**Instructions for the task:** Transcribe the material word for word, but without the images.

**Data lines:**

# # # # #

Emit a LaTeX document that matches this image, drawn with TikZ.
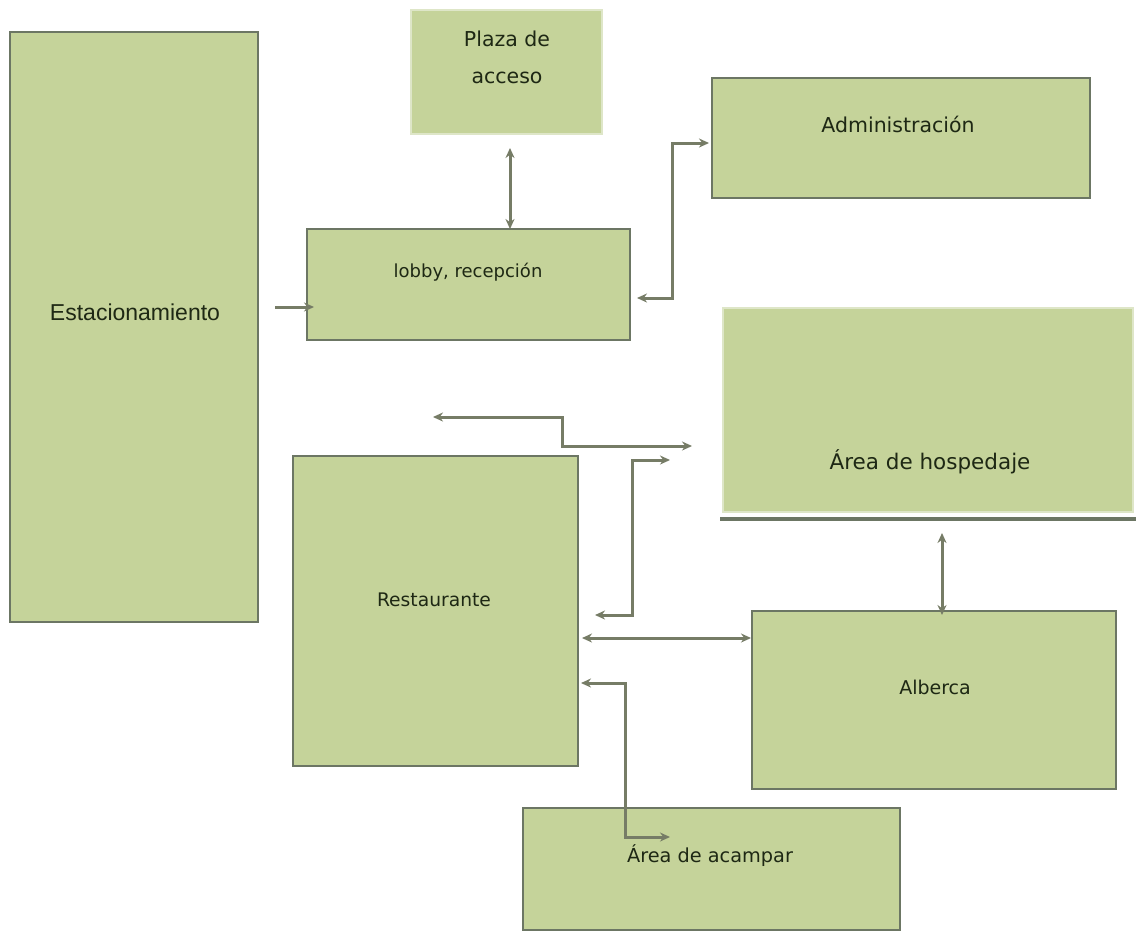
\documentclass[tikz,border=0pt]{standalone}
\usepackage{fontspec}
\setmainfont{DejaVu Sans}
\newfontfamily\arialf{Liberation Sans}
\usetikzlibrary{arrows.meta}
\definecolor{boxfill}{RGB}{197,211,154}
\definecolor{boxline}{RGB}{108,118,100}
\definecolor{lightline}{RGB}{222,230,200}
\definecolor{arrcol}{RGB}{118,124,102}
\definecolor{txt}{RGB}{30,40,20}
\tikzset{
  box/.style={draw=boxline, line width=2.2pt, fill=boxfill, inner sep=0pt, outer sep=0pt, anchor=north west},
  softbox/.style={draw=lightline, line width=2pt, fill=boxfill, inner sep=0pt, outer sep=0pt, anchor=north west},
  lbl/.style={text=txt, inner sep=0pt, align=center},
  arr/.style={draw=arrcol, line width=3pt, {Stealth[length=10pt,width=9pt]}-{Stealth[length=10pt,width=9pt]}},
  arrone/.style={draw=arrcol, line width=3pt, -{Stealth[length=10pt,width=9pt]}},
}
\begin{document}
\begin{tikzpicture}[x=1pt,y=-1pt]
\useasboundingbox (0,0) rectangle (1139,930);
\fill[white] (0,0) rectangle (1139,930);
% boxes
\node[box, minimum width=248pt, minimum height=590pt] (est) at (10,32) {};
\node[softbox, minimum width=191pt, minimum height=124pt] (plaza) at (411,10) {};
\node[box, minimum width=378pt, minimum height=120pt] (adm) at (712,78) {};
\node[box, minimum width=323pt, minimum height=111pt] (lobby) at (307,229) {};
\node[softbox, minimum width=410pt, minimum height=204pt] (hosp) at (723,308) {};
\coordinate (hs1) at (720,519);
\coordinate (hs2) at (1136,519);
\draw[draw=boxline, line width=3.5pt] (hs1) -- (hs2);
\node[box, minimum width=285pt, minimum height=310pt] (rest) at (293,456) {};
\node[box, minimum width=364pt, minimum height=178pt] (alb) at (752,611) {};
\node[box, minimum width=377pt, minimum height=122pt] (acam) at (523,808) {};
% labels
\node[lbl, font=\arialf\fontsize{23}{26}\selectfont] (estl) at (135,312) {Estacionamiento};
\node[lbl, font=\fontsize{20.5}{37}\selectfont] (plazal) at (507,57) {Plaza de\\acceso};
\node[lbl, font=\fontsize{20.5}{24}\selectfont] (adml) at (898,124) {Administración};
\node[lbl, font=\fontsize{18}{22}\selectfont] (lobbyl) at (468,272) {lobby, recepción};
\node[lbl, font=\fontsize{21.5}{25}\selectfont] (hospl) at (930,462) {Área de hospedaje};
\node[lbl, font=\fontsize{18.7}{22}\selectfont] (restl) at (434,600) {Restaurante};
\node[lbl, font=\fontsize{19}{22}\selectfont] (albl) at (935,687) {Alberca};
\node[lbl, font=\fontsize{19.3}{22}\selectfont] (acaml) at (710,856) {Área de acampar};
% connector points
\coordinate (e1) at (275,307);
\coordinate (e2) at (314,307);
\coordinate (p1) at (510,148);
\coordinate (l1) at (637,298);
\coordinate (l2) at (672,298);
\coordinate (l3) at (672,143);
\coordinate (m1) at (433,417);
\coordinate (m2) at (562,417);
\coordinate (m3) at (562,446);
\coordinate (m4) at (692,446);
\coordinate (r1) at (595,615);
\coordinate (r2) at (632,615);
\coordinate (r3) at (632,460);
\coordinate (r4) at (670,460);
\coordinate (ra) at (582,638);
\coordinate (h1) at (942,533);
\coordinate (c1) at (581,683);
\coordinate (c2) at (625,683);
\coordinate (c3) at (625,837);
\coordinate (c4) at (670,837);
% connectors
\draw[arrone] (e1) -- (e2);
\draw[arr] (p1) -- (p1 |- lobby.north);
\draw[arr, shorten >=3pt] (l1) -- (l2) -- (l3) -- (l3 -| adm.west);
\draw[arr] (m1) -- (m2) -- (m3) -- (m4);
\draw[arr] (r1) -- (r2) -- (r3) -- (r4);
\draw[arr, shorten >=1pt] (ra) -- (ra -| alb.west);
\draw[arr, shorten >=-4pt] (h1) -- (h1 |- alb.north);
\draw[arr] (c1) -- (c2) -- (c3) -- (c4);
\end{tikzpicture}
\end{document}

# # # # #

**Reply to the task:**
Emit a LaTeX document that matches this image, drawn with TikZ.
\documentclass[tikz,border=0pt]{standalone}
\usepackage{fontspec}
\setmainfont{DejaVu Sans}
\newfontfamily\arialf{Liberation Sans}
\usetikzlibrary{arrows.meta}
\definecolor{boxfill}{RGB}{197,211,154}
\definecolor{boxline}{RGB}{108,118,100}
\definecolor{lightline}{RGB}{222,230,200}
\definecolor{arrcol}{RGB}{118,124,102}
\definecolor{txt}{RGB}{30,40,20}
\tikzset{
  box/.style={draw=boxline, line width=2.2pt, fill=boxfill, inner sep=0pt, outer sep=0pt, anchor=north west},
  softbox/.style={draw=lightline, line width=2pt, fill=boxfill, inner sep=0pt, outer sep=0pt, anchor=north west},
  lbl/.style={text=txt, inner sep=0pt, align=center},
  arr/.style={draw=arrcol, line width=3pt, {Stealth[length=10pt,width=9pt]}-{Stealth[length=10pt,width=9pt]}},
  arrone/.style={draw=arrcol, line width=3pt, -{Stealth[length=10pt,width=9pt]}},
}
\begin{document}
\begin{tikzpicture}[x=1pt,y=-1pt]
\useasboundingbox (0,0) rectangle (1139,930);
\fill[white] (0,0) rectangle (1139,930);
% boxes
\node[box, minimum width=248pt, minimum height=590pt] (est) at (10,32) {};
\node[softbox, minimum width=191pt, minimum height=124pt] (plaza) at (411,10) {};
\node[box, minimum width=378pt, minimum height=120pt] (adm) at (712,78) {};
\node[box, minimum width=323pt, minimum height=111pt] (lobby) at (307,229) {};
\node[softbox, minimum width=410pt, minimum height=204pt] (hosp) at (723,308) {};
\coordinate (hs1) at (720,519);
\coordinate (hs2) at (1136,519);
\draw[draw=boxline, line width=3.5pt] (hs1) -- (hs2);
\node[box, minimum width=285pt, minimum height=310pt] (rest) at (293,456) {};
\node[box, minimum width=364pt, minimum height=178pt] (alb) at (752,611) {};
\node[box, minimum width=377pt, minimum height=122pt] (acam) at (523,808) {};
% labels
\node[lbl, font=\arialf\fontsize{23}{26}\selectfont] (estl) at (135,312) {Estacionamiento};
\node[lbl, font=\fontsize{20.5}{37}\selectfont] (plazal) at (507,57) {Plaza de\\acceso};
\node[lbl, font=\fontsize{20.5}{24}\selectfont] (adml) at (898,124) {Administración};
\node[lbl, font=\fontsize{18}{22}\selectfont] (lobbyl) at (468,272) {lobby, recepción};
\node[lbl, font=\fontsize{21.5}{25}\selectfont] (hospl) at (930,462) {Área de hospedaje};
\node[lbl, font=\fontsize{18.7}{22}\selectfont] (restl) at (434,600) {Restaurante};
\node[lbl, font=\fontsize{19}{22}\selectfont] (albl) at (935,687) {Alberca};
\node[lbl, font=\fontsize{19.3}{22}\selectfont] (acaml) at (710,856) {Área de acampar};
% connector points
\coordinate (e1) at (275,307);
\coordinate (e2) at (314,307);
\coordinate (p1) at (510,148);
\coordinate (l1) at (637,298);
\coordinate (l2) at (672,298);
\coordinate (l3) at (672,143);
\coordinate (m1) at (433,417);
\coordinate (m2) at (562,417);
\coordinate (m3) at (562,446);
\coordinate (m4) at (692,446);
\coordinate (r1) at (595,615);
\coordinate (r2) at (632,615);
\coordinate (r3) at (632,460);
\coordinate (r4) at (670,460);
\coordinate (ra) at (582,638);
\coordinate (h1) at (942,533);
\coordinate (c1) at (581,683);
\coordinate (c2) at (625,683);
\coordinate (c3) at (625,837);
\coordinate (c4) at (670,837);
% connectors
\draw[arrone] (e1) -- (e2);
\draw[arr] (p1) -- (p1 |- lobby.north);
\draw[arr, shorten >=3pt] (l1) -- (l2) -- (l3) -- (l3 -| adm.west);
\draw[arr] (m1) -- (m2) -- (m3) -- (m4);
\draw[arr] (r1) -- (r2) -- (r3) -- (r4);
\draw[arr, shorten >=1pt] (ra) -- (ra -| alb.west);
\draw[arr, shorten >=-4pt] (h1) -- (h1 |- alb.north);
\draw[arr] (c1) -- (c2) -- (c3) -- (c4);
\end{tikzpicture}
\end{document}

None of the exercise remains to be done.